DIRECTIVE: Pick out the lines in the listing below that contain the word "this" and copy them.

EXTRACTED DATA:
** Begin **
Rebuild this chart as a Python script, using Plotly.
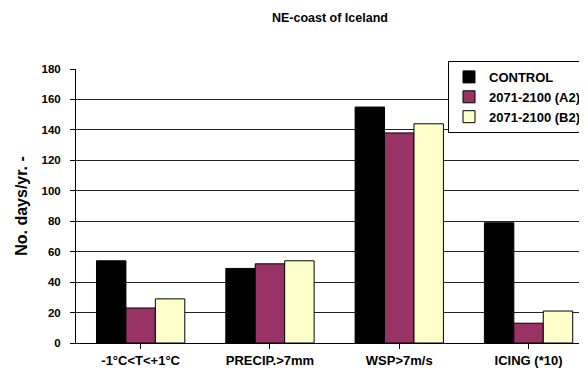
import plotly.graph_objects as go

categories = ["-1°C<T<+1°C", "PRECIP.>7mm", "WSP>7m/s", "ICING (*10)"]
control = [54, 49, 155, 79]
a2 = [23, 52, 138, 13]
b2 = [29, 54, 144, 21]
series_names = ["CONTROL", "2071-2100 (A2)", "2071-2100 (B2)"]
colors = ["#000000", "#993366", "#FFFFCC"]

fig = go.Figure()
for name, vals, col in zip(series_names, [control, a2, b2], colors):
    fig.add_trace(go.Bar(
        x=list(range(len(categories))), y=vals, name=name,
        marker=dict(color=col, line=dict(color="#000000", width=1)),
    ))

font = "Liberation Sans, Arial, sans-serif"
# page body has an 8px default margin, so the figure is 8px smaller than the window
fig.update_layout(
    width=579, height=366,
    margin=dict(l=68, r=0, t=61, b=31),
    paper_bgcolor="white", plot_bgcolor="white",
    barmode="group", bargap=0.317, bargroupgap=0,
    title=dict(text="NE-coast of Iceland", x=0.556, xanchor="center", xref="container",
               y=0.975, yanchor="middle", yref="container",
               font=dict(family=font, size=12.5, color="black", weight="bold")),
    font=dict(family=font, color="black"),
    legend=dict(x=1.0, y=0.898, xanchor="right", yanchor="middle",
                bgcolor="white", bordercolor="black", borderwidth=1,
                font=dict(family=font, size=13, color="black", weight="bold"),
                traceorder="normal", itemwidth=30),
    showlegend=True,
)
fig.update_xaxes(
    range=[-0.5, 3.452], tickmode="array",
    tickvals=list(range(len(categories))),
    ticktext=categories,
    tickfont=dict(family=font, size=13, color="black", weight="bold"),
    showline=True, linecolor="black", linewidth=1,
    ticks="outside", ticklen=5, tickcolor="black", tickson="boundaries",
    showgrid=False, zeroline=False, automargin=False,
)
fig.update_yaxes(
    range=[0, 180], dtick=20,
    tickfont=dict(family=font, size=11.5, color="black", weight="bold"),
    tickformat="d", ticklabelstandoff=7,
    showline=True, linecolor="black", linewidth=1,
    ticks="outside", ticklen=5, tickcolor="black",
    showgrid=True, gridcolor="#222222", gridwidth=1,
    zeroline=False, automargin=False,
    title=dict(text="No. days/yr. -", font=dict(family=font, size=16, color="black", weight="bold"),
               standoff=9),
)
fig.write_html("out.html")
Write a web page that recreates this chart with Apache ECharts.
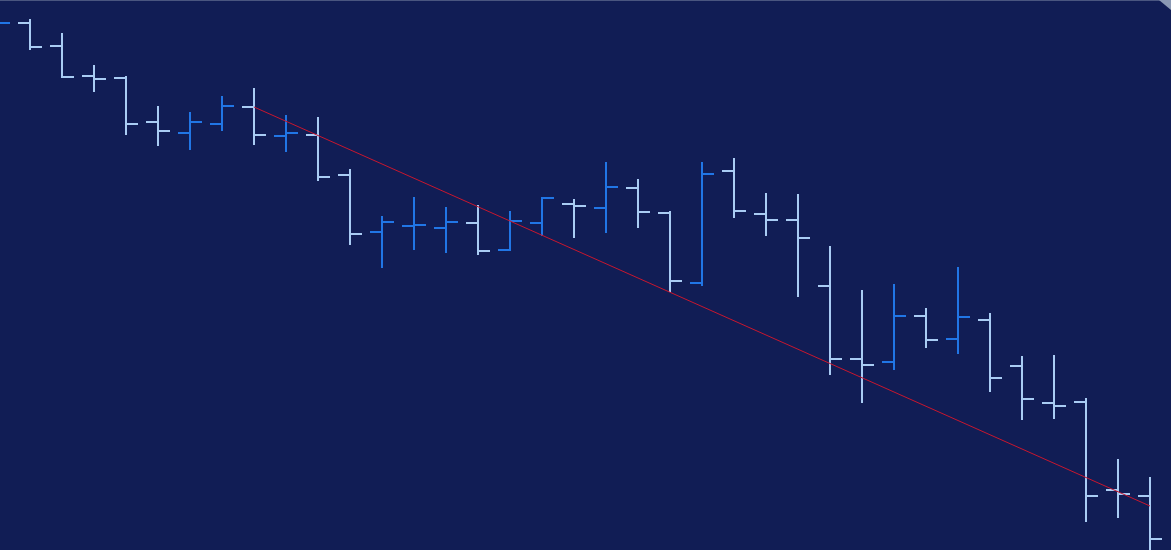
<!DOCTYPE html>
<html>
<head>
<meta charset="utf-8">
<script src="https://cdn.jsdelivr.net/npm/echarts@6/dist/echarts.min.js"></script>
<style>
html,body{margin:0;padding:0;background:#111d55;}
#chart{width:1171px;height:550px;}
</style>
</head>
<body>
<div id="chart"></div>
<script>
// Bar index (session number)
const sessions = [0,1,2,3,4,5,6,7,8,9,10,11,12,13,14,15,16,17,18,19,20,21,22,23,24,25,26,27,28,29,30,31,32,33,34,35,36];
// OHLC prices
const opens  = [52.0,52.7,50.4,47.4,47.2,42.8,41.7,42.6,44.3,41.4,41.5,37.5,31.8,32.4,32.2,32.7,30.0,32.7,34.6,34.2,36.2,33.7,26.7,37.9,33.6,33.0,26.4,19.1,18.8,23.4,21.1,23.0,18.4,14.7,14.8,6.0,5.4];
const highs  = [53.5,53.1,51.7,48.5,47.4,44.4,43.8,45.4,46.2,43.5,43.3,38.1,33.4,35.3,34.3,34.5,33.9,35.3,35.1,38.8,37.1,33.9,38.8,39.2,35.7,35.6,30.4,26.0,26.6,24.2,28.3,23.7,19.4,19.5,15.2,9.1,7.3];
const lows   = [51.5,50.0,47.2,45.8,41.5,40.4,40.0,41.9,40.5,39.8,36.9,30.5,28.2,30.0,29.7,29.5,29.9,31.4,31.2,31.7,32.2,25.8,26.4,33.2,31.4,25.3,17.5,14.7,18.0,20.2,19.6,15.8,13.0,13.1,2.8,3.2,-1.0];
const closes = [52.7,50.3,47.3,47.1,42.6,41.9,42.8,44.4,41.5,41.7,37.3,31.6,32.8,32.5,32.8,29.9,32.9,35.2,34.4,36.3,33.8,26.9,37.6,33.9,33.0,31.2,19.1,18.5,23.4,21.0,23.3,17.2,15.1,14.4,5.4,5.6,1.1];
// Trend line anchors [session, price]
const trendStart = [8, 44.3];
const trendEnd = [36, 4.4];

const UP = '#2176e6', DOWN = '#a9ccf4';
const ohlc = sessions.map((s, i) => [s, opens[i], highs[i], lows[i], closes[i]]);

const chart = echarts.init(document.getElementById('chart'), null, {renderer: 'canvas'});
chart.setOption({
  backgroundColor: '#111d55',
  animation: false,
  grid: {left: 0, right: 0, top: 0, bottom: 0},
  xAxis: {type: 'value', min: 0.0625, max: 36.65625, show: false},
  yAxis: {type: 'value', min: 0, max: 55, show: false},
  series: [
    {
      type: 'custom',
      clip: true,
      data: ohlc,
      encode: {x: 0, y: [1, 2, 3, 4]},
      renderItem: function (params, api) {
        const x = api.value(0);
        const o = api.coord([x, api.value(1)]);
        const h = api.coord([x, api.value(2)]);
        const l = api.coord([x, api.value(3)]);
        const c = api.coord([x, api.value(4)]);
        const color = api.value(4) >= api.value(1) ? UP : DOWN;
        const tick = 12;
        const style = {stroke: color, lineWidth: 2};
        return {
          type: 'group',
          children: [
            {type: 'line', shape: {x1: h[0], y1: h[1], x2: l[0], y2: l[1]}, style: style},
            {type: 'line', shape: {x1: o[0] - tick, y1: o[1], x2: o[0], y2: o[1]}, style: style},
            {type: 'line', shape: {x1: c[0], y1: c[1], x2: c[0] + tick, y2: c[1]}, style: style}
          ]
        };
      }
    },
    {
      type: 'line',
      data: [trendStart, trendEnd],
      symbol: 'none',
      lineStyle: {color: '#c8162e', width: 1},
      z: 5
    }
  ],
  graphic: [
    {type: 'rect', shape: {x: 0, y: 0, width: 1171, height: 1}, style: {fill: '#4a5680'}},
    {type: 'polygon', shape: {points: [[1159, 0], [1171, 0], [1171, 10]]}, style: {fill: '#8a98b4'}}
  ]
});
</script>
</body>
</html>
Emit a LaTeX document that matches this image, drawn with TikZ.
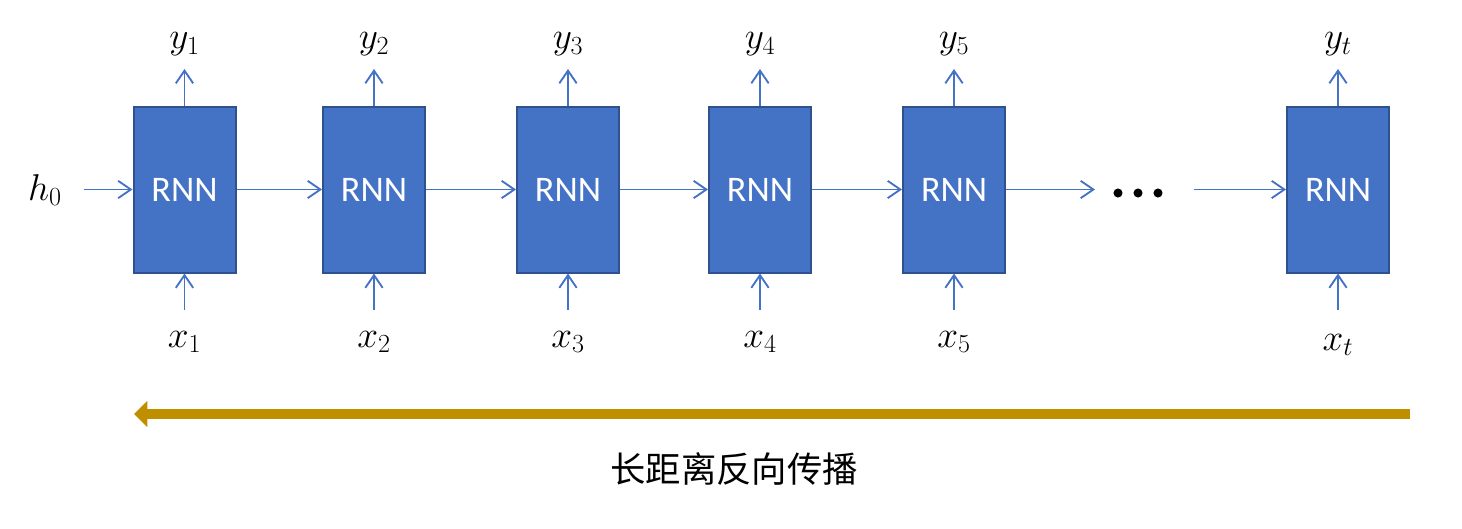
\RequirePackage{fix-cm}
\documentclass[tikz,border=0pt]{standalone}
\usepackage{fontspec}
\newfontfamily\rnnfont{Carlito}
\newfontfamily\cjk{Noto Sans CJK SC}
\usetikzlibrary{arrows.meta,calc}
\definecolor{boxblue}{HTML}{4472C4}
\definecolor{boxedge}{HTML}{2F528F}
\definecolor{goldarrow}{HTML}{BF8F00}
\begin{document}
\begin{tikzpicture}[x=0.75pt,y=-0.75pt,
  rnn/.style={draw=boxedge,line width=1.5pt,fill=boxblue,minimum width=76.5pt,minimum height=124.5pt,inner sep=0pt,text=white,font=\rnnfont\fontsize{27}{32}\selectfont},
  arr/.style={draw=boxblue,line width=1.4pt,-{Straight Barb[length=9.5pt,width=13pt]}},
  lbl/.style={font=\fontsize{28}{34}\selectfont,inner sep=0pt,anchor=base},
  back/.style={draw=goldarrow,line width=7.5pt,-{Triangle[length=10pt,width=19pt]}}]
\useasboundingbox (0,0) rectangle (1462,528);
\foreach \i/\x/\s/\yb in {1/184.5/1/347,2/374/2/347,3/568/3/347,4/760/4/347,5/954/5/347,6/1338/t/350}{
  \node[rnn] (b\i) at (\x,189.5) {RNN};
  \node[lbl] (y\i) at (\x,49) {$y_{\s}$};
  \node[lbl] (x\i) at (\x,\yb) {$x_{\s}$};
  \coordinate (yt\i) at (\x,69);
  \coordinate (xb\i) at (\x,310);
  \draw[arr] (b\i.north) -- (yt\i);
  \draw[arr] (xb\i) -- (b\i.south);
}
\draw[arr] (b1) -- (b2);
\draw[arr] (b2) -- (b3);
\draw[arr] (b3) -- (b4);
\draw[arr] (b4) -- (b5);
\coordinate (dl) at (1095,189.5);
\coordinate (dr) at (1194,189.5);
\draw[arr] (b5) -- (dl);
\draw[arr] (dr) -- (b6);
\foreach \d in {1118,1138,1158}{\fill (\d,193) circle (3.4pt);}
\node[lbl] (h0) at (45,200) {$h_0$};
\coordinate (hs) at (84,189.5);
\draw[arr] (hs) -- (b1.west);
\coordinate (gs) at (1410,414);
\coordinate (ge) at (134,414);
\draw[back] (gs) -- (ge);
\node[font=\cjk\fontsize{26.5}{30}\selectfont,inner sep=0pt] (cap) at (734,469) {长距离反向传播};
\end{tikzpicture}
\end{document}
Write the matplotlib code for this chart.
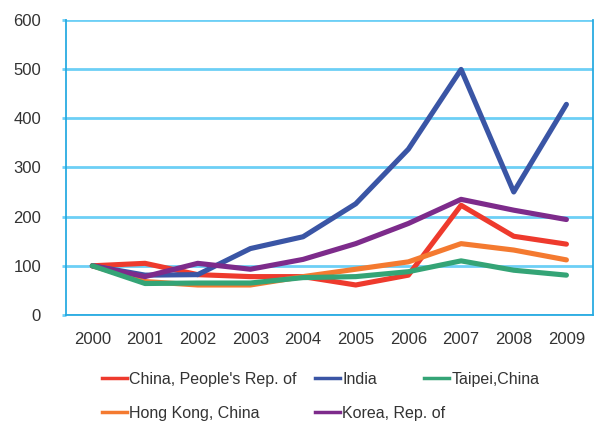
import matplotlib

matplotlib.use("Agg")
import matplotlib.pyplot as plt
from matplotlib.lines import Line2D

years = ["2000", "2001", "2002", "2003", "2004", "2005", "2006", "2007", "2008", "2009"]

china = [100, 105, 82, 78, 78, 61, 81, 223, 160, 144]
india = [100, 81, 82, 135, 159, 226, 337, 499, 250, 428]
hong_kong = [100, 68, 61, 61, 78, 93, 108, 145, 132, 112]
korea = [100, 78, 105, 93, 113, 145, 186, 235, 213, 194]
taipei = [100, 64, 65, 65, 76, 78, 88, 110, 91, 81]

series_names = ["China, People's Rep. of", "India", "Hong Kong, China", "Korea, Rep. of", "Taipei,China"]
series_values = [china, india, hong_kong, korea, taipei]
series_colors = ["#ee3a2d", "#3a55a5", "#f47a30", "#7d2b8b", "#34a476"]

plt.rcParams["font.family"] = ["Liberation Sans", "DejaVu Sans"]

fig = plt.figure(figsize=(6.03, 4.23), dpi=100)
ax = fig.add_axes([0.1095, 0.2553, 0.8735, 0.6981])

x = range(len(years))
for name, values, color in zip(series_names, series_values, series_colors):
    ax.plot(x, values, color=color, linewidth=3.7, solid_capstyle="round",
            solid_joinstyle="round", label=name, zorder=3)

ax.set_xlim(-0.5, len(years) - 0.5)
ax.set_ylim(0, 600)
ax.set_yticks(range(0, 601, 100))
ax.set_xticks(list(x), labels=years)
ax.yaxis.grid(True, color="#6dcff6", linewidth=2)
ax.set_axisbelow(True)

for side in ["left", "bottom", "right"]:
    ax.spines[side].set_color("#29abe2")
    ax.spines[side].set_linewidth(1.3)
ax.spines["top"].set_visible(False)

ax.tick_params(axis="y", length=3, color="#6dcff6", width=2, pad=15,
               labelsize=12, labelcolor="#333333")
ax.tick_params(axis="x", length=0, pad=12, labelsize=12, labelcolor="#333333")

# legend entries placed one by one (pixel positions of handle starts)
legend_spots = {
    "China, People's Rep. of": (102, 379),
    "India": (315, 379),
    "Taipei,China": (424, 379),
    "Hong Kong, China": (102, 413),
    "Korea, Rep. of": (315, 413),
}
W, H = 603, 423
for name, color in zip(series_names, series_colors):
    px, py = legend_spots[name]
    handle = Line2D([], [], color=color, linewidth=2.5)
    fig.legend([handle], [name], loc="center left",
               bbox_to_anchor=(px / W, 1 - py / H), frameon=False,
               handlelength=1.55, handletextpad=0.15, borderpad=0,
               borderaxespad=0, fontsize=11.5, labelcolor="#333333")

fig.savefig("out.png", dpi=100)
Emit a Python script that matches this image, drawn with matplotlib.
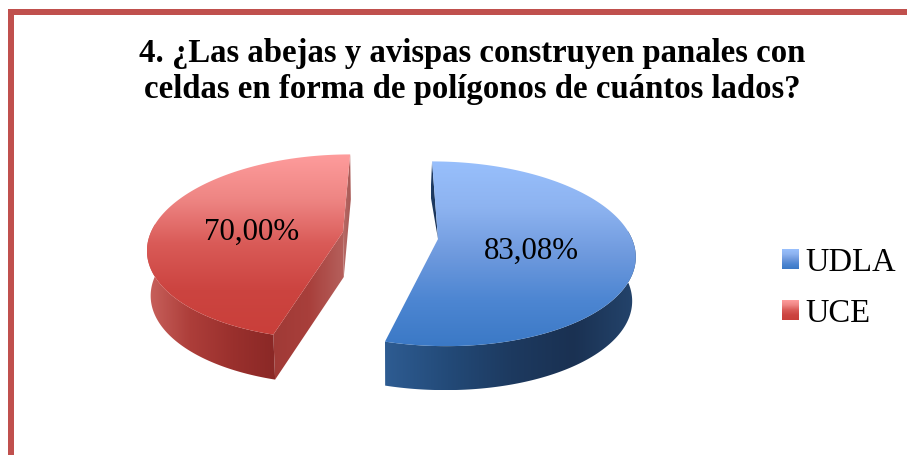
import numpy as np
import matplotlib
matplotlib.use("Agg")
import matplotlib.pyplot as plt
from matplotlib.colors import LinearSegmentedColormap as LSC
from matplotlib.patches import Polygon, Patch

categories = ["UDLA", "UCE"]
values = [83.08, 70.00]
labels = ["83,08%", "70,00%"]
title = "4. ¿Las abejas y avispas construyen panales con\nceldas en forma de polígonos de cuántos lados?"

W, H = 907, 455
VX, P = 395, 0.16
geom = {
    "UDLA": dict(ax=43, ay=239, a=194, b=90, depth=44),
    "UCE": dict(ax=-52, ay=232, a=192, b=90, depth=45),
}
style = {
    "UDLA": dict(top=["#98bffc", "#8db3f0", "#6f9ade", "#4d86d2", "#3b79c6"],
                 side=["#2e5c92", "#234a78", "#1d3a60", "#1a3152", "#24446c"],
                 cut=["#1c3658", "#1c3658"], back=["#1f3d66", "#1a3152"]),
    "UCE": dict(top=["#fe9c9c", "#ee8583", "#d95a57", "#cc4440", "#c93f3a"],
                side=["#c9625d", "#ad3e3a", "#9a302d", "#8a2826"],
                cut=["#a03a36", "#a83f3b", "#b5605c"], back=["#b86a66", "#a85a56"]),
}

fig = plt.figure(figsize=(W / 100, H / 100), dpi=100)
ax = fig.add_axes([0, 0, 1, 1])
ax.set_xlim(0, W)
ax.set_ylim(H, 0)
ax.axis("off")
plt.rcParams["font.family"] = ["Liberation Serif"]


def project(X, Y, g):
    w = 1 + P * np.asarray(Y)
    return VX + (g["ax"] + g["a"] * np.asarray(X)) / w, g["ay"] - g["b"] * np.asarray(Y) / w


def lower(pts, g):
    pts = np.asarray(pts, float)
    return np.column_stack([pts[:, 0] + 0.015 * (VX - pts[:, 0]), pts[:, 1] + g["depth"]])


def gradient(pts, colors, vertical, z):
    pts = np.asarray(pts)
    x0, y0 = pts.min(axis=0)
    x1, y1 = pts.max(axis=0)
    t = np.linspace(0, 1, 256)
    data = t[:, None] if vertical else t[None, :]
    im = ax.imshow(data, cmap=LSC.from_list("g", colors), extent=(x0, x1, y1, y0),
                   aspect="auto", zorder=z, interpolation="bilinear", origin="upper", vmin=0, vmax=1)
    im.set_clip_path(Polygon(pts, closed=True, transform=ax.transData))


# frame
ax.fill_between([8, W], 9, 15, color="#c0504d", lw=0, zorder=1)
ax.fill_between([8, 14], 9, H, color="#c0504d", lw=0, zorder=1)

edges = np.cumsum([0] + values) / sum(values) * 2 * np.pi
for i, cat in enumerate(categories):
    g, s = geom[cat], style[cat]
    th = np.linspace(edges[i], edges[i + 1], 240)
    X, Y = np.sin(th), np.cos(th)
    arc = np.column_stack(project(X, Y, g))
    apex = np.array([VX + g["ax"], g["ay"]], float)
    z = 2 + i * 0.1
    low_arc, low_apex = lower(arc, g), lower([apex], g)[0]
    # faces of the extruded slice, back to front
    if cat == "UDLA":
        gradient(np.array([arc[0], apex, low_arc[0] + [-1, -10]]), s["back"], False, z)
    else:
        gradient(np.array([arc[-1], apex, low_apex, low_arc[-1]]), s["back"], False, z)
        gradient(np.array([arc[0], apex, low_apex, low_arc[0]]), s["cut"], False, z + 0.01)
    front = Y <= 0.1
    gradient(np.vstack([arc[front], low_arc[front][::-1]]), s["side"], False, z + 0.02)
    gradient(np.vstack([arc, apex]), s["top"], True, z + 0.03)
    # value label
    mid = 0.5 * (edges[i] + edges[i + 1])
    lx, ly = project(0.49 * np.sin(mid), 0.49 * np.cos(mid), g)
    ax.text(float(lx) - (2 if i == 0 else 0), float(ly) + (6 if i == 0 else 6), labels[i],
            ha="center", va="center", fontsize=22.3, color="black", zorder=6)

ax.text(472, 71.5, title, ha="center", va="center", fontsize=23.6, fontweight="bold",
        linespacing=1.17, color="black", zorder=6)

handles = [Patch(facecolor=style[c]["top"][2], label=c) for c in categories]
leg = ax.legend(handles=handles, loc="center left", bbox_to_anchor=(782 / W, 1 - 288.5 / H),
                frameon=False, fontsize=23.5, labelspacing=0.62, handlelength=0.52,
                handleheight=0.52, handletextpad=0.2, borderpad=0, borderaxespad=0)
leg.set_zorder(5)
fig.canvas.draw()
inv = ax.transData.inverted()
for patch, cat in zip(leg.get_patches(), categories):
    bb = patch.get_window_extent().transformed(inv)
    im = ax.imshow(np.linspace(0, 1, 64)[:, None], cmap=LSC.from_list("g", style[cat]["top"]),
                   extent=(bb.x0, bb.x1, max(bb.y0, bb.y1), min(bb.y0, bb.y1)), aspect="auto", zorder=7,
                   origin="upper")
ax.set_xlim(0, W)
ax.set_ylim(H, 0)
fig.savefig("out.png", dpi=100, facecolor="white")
** End **
EXERCISE RESPONSE:
Rebuild this chart as a Python script, using Plotly.
Write a web page that recreates this chart with Apache ECharts.
Emit a LaTeX document that matches this image, drawn with TikZ.
Write the matplotlib code for this chart.
Emit a Python script that matches this image, drawn with matplotlib.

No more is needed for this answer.